Intermediate compiler .wic trees are not written under autogenerated/ during normal compilation. The CLI writes them only when explicitly invoked with --write_intermediate_wic.

These files are the main debugging surface. A production workflow should be reviewed through its generated artifacts, not only through the Python code.

Troubleshooting

When a workflow fails:

  • Compile before running. If compilation fails, the issue is in the workflow structure or tool contract.

  • Inspect workflow.yaml to check bindings before compilation.

  • Inspect autogenerated/<workflow>.cwl and the generated inputs after compilation.

  • Re-run without quiet settings if you need full CWL runner output.
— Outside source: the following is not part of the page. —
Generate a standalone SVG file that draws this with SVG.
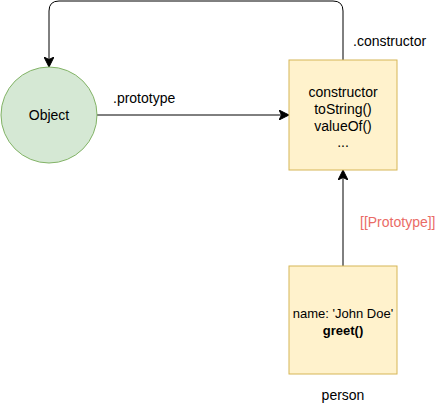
<svg xmlns="http://www.w3.org/2000/svg" width="438" height="403" viewBox="0 0 438 403">
<style>
text{font-family:"Liberation Sans",Arial,sans-serif;font-size:14px;fill:#000}
.box{fill:#fff2cc;stroke:#d6b656;stroke-width:1}
.edge{fill:none;stroke:#000;stroke-width:1}
</style>
<defs>
<marker id="arr" viewBox="0 0 10 10" refX="9" refY="5" markerWidth="10" markerHeight="10" markerUnits="userSpaceOnUse" orient="auto">
<path d="M0,0 L10,5 L0,10 L2.5,5 Z" fill="#000" stroke="#000"/>
</marker>
</defs>
<rect width="438" height="403" fill="#fff"/>
<g id="connectors">
<path class="edge" d="M97,115 H288" marker-end="url(#arr)"/>
<path class="edge" d="M343,60 V11 Q343,1 333,1 H59 Q49,1 49,11 V66" marker-end="url(#arr)"/>
<path class="edge" d="M343,266 V171" marker-end="url(#arr)"/>
<text x="113" y="103">.prototype</text>
<text x="353" y="46">.constructor</text>
<text x="360" y="227" style="fill:#ea6b66">[[Prototype]]</text>
</g>
<g id="object">
<circle cx="49" cy="115" r="48" fill="#d5e8d4" stroke="#82b366"/>
<text x="49" y="120" text-anchor="middle">Object</text>
</g>
<g id="prototype">
<rect class="box" x="289" y="60" width="108" height="110"/>
<text x="343" y="97" text-anchor="middle">constructor</text>
<text x="343" y="114" text-anchor="middle">toString()</text>
<text x="343" y="131" text-anchor="middle">valueOf()</text>
<text x="343" y="147" text-anchor="middle">...</text>
</g>
<g id="person">
<rect class="box" x="289" y="266" width="108" height="108"/>
<text x="343" y="318" text-anchor="middle" style="font-size:13px">name: 'John Doe'</text>
<text x="343" y="335" text-anchor="middle" font-weight="bold" style="font-size:13px">greet()</text>
<text x="343" y="400" text-anchor="middle">person</text>
</g>
</svg>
  • Check whether a container image is being pulled.

  • Delete autogenerated/, cachedir*, outdir/, and provenance/ when you need a clean local run.

  • Replace advanced controls with simpler bindings when isolating a failure.

Maintained Examples

The following examples are intended to be quick to read and quick to run:

  • examples/scripts/helloworld_pyapi.py: minimal Python workflow.
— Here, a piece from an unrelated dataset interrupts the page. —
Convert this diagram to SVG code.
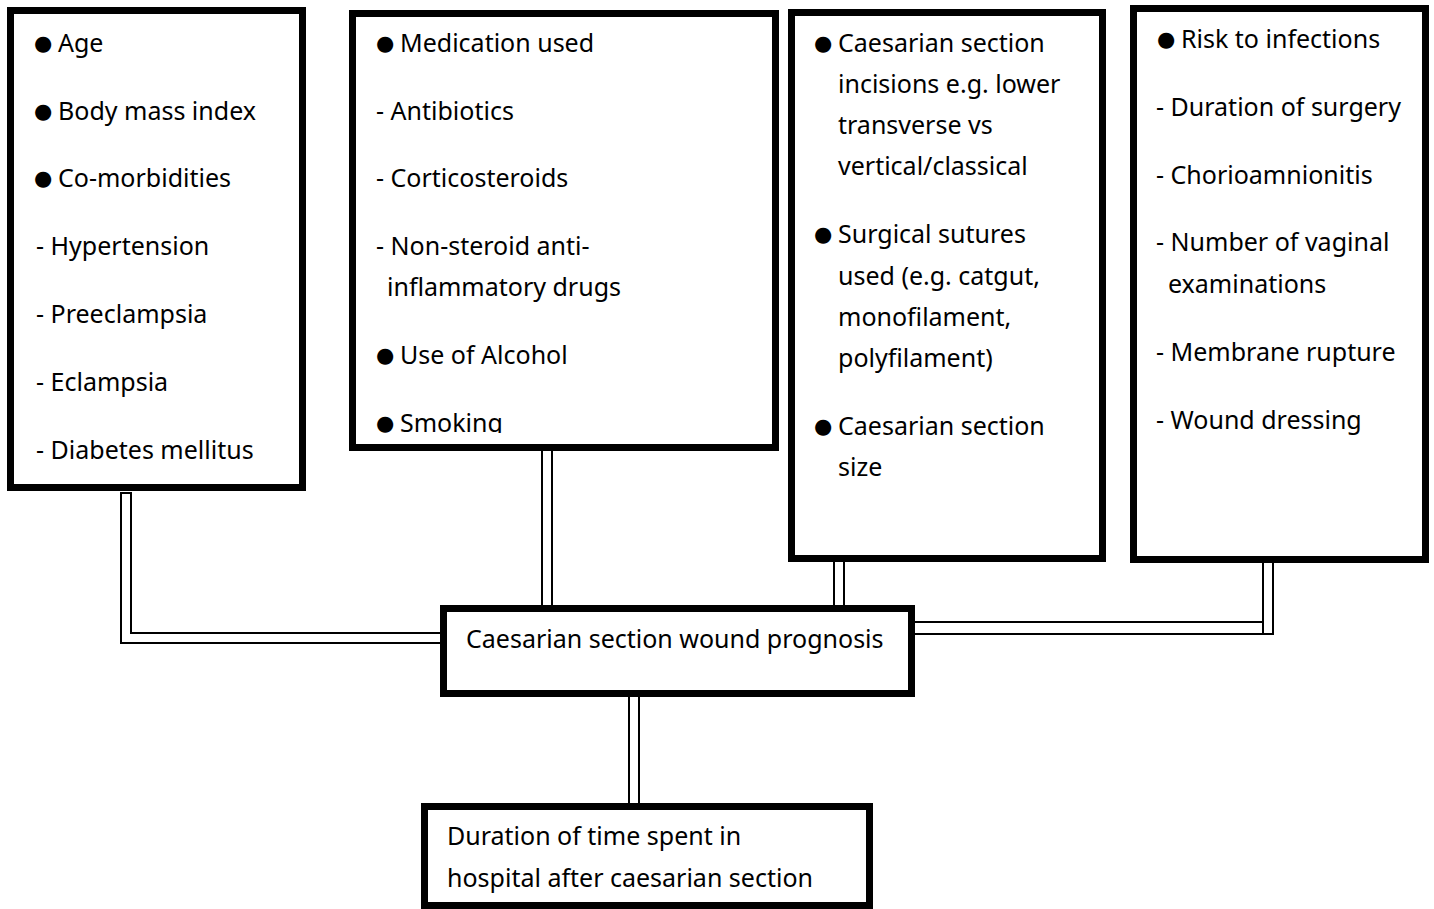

  • examples/scripts/multistep1_pyapi.py: step-to-step file flow.

  • examples/scripts/multistep1_toJson_pyapi.py: in-memory compiled workflow JSON.

  • examples/scripts/multistep_runner_pyapi.py: local runner selection for a multistep workflow.

  • examples/scripts/reusable_interface_pyapi.py: reusable workflow interface example.

  • examples/scripts/scatter_pyapi.py: scatter over array-valued bindings.

  • examples/scripts/when_pyapi.py: conditional execution.

  • examples/scripts/tool_builder_workflow.py: generated CLTs composed in memory.

  • examples/scripts/compute_payload_workflow.py: Python workflow to validated compute payload.

The Ichnaea and SAM3 walkthroughs are larger, production-oriented examples with heavier runtime assumptions.